Guantanamo Detainees Germany Seeks to Avoid Taking Uighurs
US President Barack Obama had been hoping that Germany would take nine Guantanamo detainees deemed ready for release. But Berlin has presented a list of conditions -- which likely can't be met.
During his brief visit to Germany last week, US President Barack Obama told the gathered press in Dresden that, when it came to the possibility of Germany accepting some of the Guantanamo prisoners due to be released, concrete demands were not yet on the table.
German Interior Minister Wolfgang Schäuble is opposed to accepting Uighur detainees from Guantanamo.
Strictly speaking, that may be true. But according to information obtained by SPIEGEL, Germany has long since blocked the idea of accepting Guantanamo detainees -- and has done so without having to issue an outright rejection.
In talks at the end of May, German Interior Minister Wolfgang Schäuble presented US Attorney General Eric Holder with a list of criteria to be fulfilled before Germany would take nine Uighur detainees. Schäuble said Washington needed to present a clear case as to why the Uighurs, members of a Muslim minority in north-western China, couldn't be taken in by the US or other countries. He also said America had to offer proof that they weren't dangerous, and that they had a personal connection to Germany. He told Holder that Germany was unable to accept people who couldn't travel to the US on a simple tourist visa.

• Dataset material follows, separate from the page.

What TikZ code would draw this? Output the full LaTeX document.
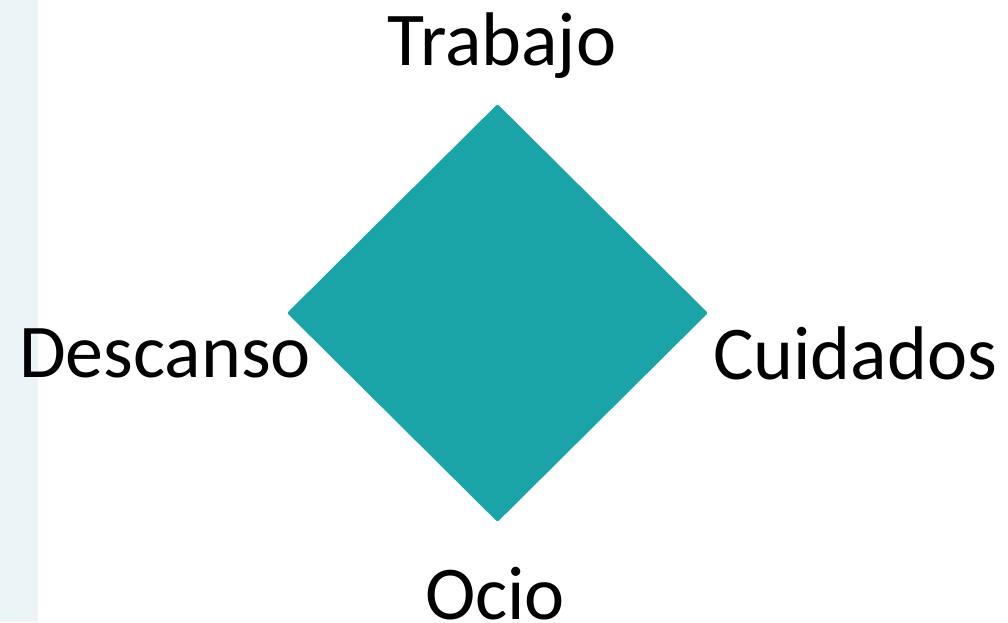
\documentclass[tikz,border=0pt]{standalone}
\usepackage{fontspec}
\setmainfont{Carlito}
\usepackage{xcolor}
\usetikzlibrary{shapes.geometric, positioning}
\definecolor{tealfill}{HTML}{1AA4A8}
\definecolor{stripblue}{HTML}{EBF5F7}

\begin{document}
\begin{tikzpicture}[x=1pt, y=-1pt,
  lbl/.style={anchor=base, inner sep=0pt, font=\fontsize{76}{80}\selectfont}]
% Frame
\useasboundingbox (0,0) rectangle (1008,622);
\fill[stripblue] (0,0) rectangle (38,622);

% Diamond
\node[diamond, fill=tealfill, inner sep=0pt, minimum width=421pt, minimum height=418pt, rounded corners=2pt] (dia) at (497.5,313) {};

% Labels
\node[lbl] (trabajo) at (502,65) {Trabajo};
\node[lbl] (descanso) at (165,377) {Descanso};
\node[lbl] (cuidados) at (855,379) {Cuidados};
\node[lbl] (ocio) at (495,619) {Ocio};
\end{tikzpicture}
\end{document}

While Schäuble didn't say "no," the criteria may be prohibitive. In reporting on the discussion to the Chancellery, Schäuble's office presented the conversation as a rebuff of the US request.
As part of Obama's efforts to close the Guantanamo prison, the White House has been seeking homes for a number of prisoners deemed by US officials to be safe, among them a group of 17 Uighurs. At the end of April, senior American diplomat Daniel Fried, who is responsible for trying to resettle Guantanamo prisoners, handed over a list of nine Uighur prisoners to Berlin. Germany has been asked to take them partly because of a large Uighur community in Munich.
Despite Chinese insistence, the US is reluctant to return the detainees to China for fear that they will be mishandled there. The Uighur minority has often been subject to brutal repression in China in the past.